(Stated task) Only the lines from the one containing "Convert this chart" through the one containing "0.55, 0.6, 0.65, 0.7, 0.75, 0.8, 0.85, 0.9, 0.95, 1.0]" belong in the answer; copy them exactly and leave out pictures.

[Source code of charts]
╔══

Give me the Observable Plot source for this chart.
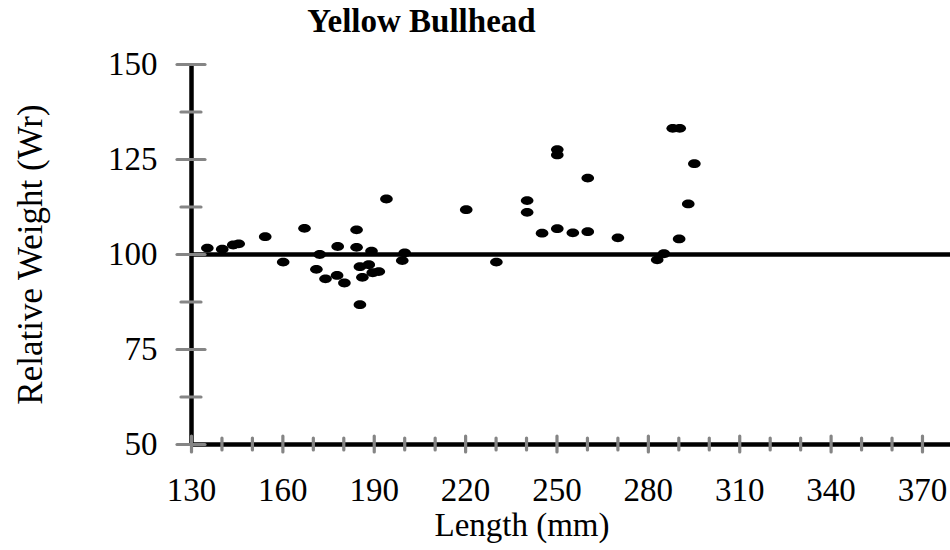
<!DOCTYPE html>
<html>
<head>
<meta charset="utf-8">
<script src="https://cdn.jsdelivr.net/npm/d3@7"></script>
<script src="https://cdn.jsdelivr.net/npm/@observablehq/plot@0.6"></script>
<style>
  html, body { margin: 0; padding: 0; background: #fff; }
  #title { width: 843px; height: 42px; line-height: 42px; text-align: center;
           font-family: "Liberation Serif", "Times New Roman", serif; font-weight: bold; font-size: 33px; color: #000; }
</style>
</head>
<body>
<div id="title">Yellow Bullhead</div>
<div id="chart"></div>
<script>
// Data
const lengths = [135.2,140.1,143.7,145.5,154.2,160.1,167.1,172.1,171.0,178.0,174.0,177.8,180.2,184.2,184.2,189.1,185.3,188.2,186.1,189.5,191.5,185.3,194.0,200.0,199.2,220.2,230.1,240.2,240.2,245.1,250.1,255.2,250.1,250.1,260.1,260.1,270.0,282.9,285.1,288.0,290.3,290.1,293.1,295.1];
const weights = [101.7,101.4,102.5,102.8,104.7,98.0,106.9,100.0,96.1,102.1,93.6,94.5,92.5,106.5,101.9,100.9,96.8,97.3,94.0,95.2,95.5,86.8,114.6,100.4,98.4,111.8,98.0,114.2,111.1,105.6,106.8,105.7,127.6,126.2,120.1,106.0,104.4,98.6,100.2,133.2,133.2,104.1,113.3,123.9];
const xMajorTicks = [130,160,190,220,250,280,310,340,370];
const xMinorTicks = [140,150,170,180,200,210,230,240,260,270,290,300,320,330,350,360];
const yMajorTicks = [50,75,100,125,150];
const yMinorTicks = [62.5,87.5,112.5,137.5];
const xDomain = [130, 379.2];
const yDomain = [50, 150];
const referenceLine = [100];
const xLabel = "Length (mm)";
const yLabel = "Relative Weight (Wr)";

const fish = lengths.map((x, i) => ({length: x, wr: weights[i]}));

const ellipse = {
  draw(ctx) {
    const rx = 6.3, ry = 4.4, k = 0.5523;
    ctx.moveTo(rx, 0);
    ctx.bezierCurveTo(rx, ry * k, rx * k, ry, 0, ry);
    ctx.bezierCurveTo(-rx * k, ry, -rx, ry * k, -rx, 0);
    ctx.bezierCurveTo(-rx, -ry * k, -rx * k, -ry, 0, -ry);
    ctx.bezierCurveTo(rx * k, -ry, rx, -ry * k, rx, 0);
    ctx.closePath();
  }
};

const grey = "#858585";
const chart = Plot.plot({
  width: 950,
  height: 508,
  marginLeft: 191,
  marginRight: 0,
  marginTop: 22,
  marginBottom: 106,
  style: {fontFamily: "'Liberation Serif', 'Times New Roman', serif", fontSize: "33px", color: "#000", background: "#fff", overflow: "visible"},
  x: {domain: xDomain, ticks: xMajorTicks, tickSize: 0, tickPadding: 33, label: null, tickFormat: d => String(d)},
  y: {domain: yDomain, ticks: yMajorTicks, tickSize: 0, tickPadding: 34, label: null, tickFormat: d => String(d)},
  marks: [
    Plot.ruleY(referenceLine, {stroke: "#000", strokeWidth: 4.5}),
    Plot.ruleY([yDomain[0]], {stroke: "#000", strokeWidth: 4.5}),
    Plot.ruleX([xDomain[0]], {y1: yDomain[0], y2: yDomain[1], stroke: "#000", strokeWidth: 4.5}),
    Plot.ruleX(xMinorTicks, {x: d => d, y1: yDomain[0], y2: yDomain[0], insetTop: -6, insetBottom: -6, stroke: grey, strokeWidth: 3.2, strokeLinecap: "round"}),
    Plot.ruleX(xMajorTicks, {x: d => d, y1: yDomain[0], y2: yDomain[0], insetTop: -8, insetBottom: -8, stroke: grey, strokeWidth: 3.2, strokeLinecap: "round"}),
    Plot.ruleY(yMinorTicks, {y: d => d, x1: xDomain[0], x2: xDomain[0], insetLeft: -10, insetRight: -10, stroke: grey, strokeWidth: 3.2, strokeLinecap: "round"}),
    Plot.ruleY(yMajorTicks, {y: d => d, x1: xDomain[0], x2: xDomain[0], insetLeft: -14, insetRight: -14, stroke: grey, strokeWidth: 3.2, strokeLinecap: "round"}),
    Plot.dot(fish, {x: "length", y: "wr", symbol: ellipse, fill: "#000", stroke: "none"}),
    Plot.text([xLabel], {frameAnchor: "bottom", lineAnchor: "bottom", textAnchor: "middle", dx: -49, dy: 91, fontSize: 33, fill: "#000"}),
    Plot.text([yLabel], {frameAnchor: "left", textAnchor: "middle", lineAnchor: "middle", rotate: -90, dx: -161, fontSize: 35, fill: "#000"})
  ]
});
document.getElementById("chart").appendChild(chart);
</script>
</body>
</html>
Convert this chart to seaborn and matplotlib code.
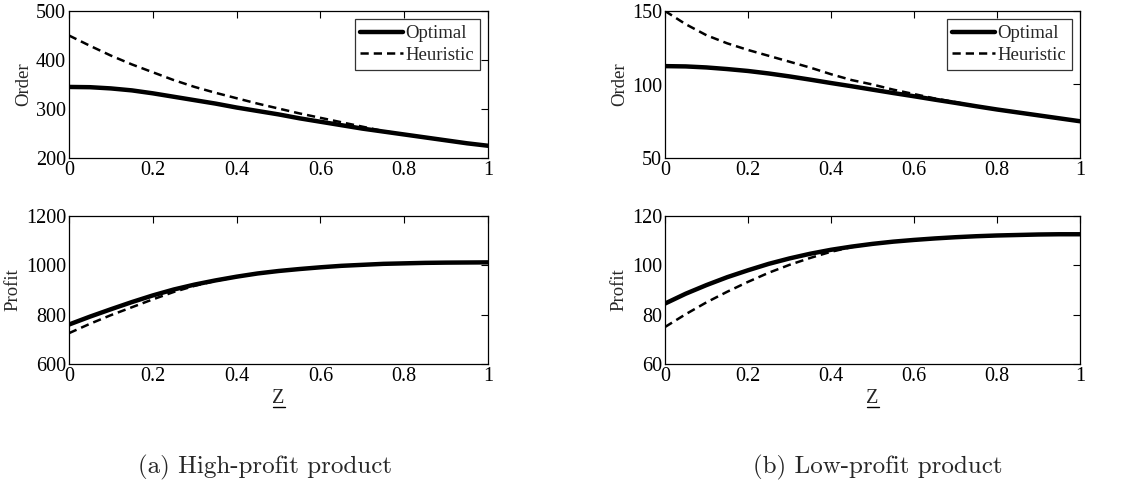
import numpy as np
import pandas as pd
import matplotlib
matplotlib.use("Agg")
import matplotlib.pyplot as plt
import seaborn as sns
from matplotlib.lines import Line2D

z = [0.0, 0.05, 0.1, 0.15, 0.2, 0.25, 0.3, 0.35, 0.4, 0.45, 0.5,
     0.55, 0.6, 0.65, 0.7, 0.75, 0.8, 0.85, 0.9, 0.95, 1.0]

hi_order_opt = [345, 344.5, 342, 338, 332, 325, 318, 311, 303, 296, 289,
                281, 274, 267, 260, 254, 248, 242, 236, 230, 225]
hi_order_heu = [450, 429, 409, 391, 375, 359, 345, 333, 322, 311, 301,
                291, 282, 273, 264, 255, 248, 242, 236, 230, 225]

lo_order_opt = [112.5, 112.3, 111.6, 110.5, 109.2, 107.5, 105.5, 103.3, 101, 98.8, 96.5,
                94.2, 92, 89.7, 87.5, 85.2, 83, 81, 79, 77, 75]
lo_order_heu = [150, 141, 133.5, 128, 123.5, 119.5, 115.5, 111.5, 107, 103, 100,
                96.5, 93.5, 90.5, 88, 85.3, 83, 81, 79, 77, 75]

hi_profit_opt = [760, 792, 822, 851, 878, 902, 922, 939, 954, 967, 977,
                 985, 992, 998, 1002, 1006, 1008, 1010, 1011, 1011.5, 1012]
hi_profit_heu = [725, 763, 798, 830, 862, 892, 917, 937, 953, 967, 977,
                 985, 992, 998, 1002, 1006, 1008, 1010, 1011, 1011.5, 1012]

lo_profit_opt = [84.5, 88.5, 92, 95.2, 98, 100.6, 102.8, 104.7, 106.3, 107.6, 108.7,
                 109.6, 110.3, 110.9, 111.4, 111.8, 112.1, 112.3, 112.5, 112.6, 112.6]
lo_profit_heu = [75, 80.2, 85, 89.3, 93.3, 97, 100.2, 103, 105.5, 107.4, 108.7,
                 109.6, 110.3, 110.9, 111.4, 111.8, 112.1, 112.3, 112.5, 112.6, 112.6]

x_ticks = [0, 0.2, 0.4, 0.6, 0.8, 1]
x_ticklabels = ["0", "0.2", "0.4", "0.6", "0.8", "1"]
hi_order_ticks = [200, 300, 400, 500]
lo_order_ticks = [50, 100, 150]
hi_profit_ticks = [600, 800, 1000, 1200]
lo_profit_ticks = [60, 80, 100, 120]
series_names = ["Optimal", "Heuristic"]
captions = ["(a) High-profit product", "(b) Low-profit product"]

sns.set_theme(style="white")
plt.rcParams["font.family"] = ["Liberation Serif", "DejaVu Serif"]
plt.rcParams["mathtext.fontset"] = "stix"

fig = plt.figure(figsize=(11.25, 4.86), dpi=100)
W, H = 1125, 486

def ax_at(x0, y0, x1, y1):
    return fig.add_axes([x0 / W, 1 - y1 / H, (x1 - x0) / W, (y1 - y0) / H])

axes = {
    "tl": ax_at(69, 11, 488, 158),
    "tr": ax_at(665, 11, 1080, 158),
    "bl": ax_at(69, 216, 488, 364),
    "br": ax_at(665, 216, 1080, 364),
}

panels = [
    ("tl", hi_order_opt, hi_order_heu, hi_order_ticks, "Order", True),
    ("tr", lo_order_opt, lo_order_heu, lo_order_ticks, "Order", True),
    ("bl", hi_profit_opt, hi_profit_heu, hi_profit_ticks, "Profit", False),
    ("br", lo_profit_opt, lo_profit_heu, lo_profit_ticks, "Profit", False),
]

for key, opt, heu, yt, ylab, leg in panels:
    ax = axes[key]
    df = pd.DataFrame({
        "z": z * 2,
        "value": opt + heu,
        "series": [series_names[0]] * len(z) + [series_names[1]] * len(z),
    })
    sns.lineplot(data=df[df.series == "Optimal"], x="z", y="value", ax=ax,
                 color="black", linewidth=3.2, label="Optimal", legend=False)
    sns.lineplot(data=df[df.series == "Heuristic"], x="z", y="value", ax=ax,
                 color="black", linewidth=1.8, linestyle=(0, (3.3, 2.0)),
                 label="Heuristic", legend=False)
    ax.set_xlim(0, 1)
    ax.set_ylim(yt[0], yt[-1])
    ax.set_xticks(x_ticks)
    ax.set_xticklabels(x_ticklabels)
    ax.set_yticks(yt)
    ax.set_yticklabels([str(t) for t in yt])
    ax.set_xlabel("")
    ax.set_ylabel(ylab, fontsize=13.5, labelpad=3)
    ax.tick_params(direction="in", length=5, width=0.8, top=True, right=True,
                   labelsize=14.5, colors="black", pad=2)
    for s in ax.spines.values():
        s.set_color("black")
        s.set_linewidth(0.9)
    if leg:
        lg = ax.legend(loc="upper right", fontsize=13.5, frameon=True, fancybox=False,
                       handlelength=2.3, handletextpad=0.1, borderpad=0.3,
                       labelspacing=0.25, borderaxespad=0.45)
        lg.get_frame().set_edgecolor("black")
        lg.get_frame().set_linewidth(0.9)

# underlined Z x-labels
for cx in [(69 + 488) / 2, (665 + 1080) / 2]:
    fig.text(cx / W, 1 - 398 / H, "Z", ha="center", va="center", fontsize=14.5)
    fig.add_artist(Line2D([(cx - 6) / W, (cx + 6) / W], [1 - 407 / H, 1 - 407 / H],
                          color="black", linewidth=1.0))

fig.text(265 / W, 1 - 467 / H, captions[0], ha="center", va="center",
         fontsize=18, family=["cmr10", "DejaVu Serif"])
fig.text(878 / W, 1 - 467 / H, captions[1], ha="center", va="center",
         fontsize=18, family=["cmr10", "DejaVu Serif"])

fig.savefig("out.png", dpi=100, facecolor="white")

╚══

(Result of this task)
Convert this chart to seaborn and matplotlib code.
import numpy as np
import pandas as pd
import matplotlib
matplotlib.use("Agg")
import matplotlib.pyplot as plt
import seaborn as sns
from matplotlib.lines import Line2D

z = [0.0, 0.05, 0.1, 0.15, 0.2, 0.25, 0.3, 0.35, 0.4, 0.45, 0.5,
     0.55, 0.6, 0.65, 0.7, 0.75, 0.8, 0.85, 0.9, 0.95, 1.0]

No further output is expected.